Soviet radar calibration target satellite

Kosmos 295 (Космос 295 meaning Cosmos 295), known before launch as DS-P1-Yu No.29, was a Soviet satellite which was launched in 1969 as part of the Dnepropetrovsk Sputnik programme. It was a 325 kg spacecraft, which was built by the Yuzhnoye Design Bureau, and was used as a radar calibration target for anti-ballistic missile tests.

== Launch ==
Kosmos 295 was launched from Site 133/1 at the Plesetsk Cosmodrome, atop a Kosmos-2I 63SM carrier rocket. The launch occurred on 22 August 1969 at 14:14:57 UTC, and resulted in Kosmos 295's successful deployment into low Earth orbit.
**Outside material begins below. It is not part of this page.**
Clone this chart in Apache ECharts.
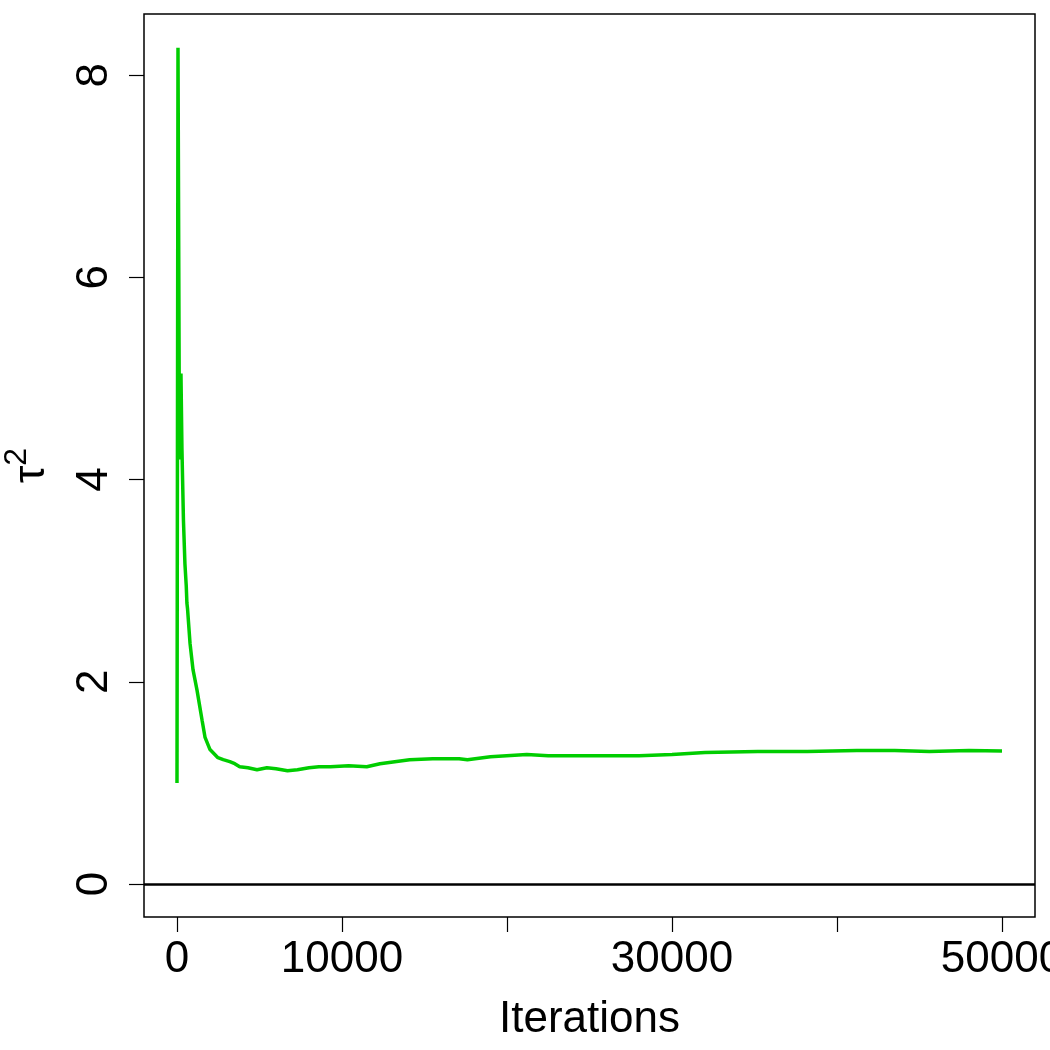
<!DOCTYPE html>
<html>
<head>
<meta charset="utf-8">
<script src="https://cdn.jsdelivr.net/npm/echarts@6/dist/echarts.min.js"></script>
<style>
  html, body { margin: 0; padding: 0; background: #fff; }
  #chart { width: 1050px; height: 1050px; }
</style>
</head>
<body>
<div id="chart"></div>
<script>
// running trace of tau^2
const iterations = [0, 60, 150, 240, 300, 390, 480, 560, 600, 640, 790, 970, 1210, 1520, 1700, 2000,
  2480, 2800, 3200, 3500, 3800, 4300, 4850, 5450, 6000, 6700, 7300, 8000, 8600, 9300, 10400, 11500,
  12300, 13200, 14100, 15500, 17100, 17600, 19000, 21200, 22500, 24000, 26000, 28000, 30000, 32000,
  35200, 38200, 41200, 43500, 45600, 48000, 50000]
const tau2 = [1.0, 8.27, 4.2, 5.05, 4.3, 3.6, 3.17, 2.95, 2.78, 2.72, 2.38, 2.12, 1.92, 1.62, 1.45, 1.33,
  1.25, 1.23, 1.21, 1.19, 1.16, 1.15, 1.13, 1.15, 1.14, 1.12, 1.13, 1.15, 1.16, 1.16, 1.17, 1.16,
  1.19, 1.21, 1.23, 1.24, 1.24, 1.23, 1.26, 1.28, 1.27, 1.27, 1.27, 1.27, 1.28, 1.30,
  1.31, 1.31, 1.32, 1.32, 1.31, 1.32, 1.315]
const xTicks = [0, 10000, 20000, 30000, 40000, 50000]
const xLabels = [0, 10000, 30000, 50000]
const yTicks = [0, 2, 4, 6, 8]

const chart = echarts.init(document.getElementById('chart'))

const font = 'Liberation Sans, Arial, Helvetica, sans-serif'

chart.setOption({
  animation: false,
  backgroundColor: '#fff',
  textStyle: { fontFamily: font },
  grid: {
    left: 144, right: 15, top: 14, bottom: 133,
    containLabel: false,
    outerBoundsMode: 'none',
    show: true,
    borderColor: '#000',
    borderWidth: 1.5,
    backgroundColor: 'transparent'
  },
  xAxis: {
    type: 'value',
    min: -2000,
    max: 52000,
    name: 'Iterations',
    nameLocation: 'middle',
    nameGap: 81,
    nameTextStyle: { fontSize: 44, color: '#000', fontFamily: font },
    axisLine: { show: false, onZero: false },
    splitLine: { show: false },
    axisTick: { show: true, inside: false, length: 15, customValues: xTicks, lineStyle: { color: '#000', width: 1.2 } },
    axisLabel: {
      customValues: xLabels, fontSize: 44, color: '#000', margin: 21, fontFamily: font,
      formatter: v => String(v)
    }
  },
  yAxis: {
    type: 'value',
    min: -0.326,
    max: 8.605,
    name: 'τ{s|2}',
    nameLocation: 'middle',
    nameRotate: 90,
    nameGap: 81,
    nameTextStyle: {
      fontSize: 44, color: '#000', fontFamily: font,
      rich: { s: { fontSize: 32, color: '#000', fontFamily: font, padding: [0, 0, 30, 0] } }
    },
    axisLine: { show: false, onZero: false },
    splitLine: { show: false },
    axisTick: { show: true, inside: false, length: 15, customValues: yTicks, lineStyle: { color: '#000', width: 1.2 } },
    axisLabel: {
      customValues: yTicks, rotate: 90, fontSize: 44, color: '#000', margin: 27, fontFamily: font,
      formatter: v => String(v)
    }
  },
  series: [
    {
      type: 'line',
      data: iterations.map((it, i) => [it, tau2[i]]),
      showSymbol: false,
      lineStyle: { color: '#00CD00', width: 3.5 },
      markLine: {
        silent: true,
        symbol: 'none',
        label: { show: false },
        lineStyle: { color: '#000', width: 2.5, type: 'solid' },
        data: [{ yAxis: 0 }]
      }
    }
  ]
})
</script>
</body>
</html>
Upon reaching orbit, it was assigned its Kosmos designation, and received the International Designator 1969-073A.

Kosmos 295 was operated in an orbit with a perigee of 262 km, an apogee of 433 km, 70.9 degrees of inclination, and an orbital period of 91.5 minutes. It remained in orbit until it decayed and reentered the atmosphere on 1 December 1969. It was the twenty-fourth of seventy nine DS-P1-Yu satellites to be launched, and the twenty-second of seventy two to successfully reach orbit. Kosmos 295 replaced the previous DS-P1-Yu satellite, #23, which had failed to reach orbit due to a problem with the second stage of its carrier rocket.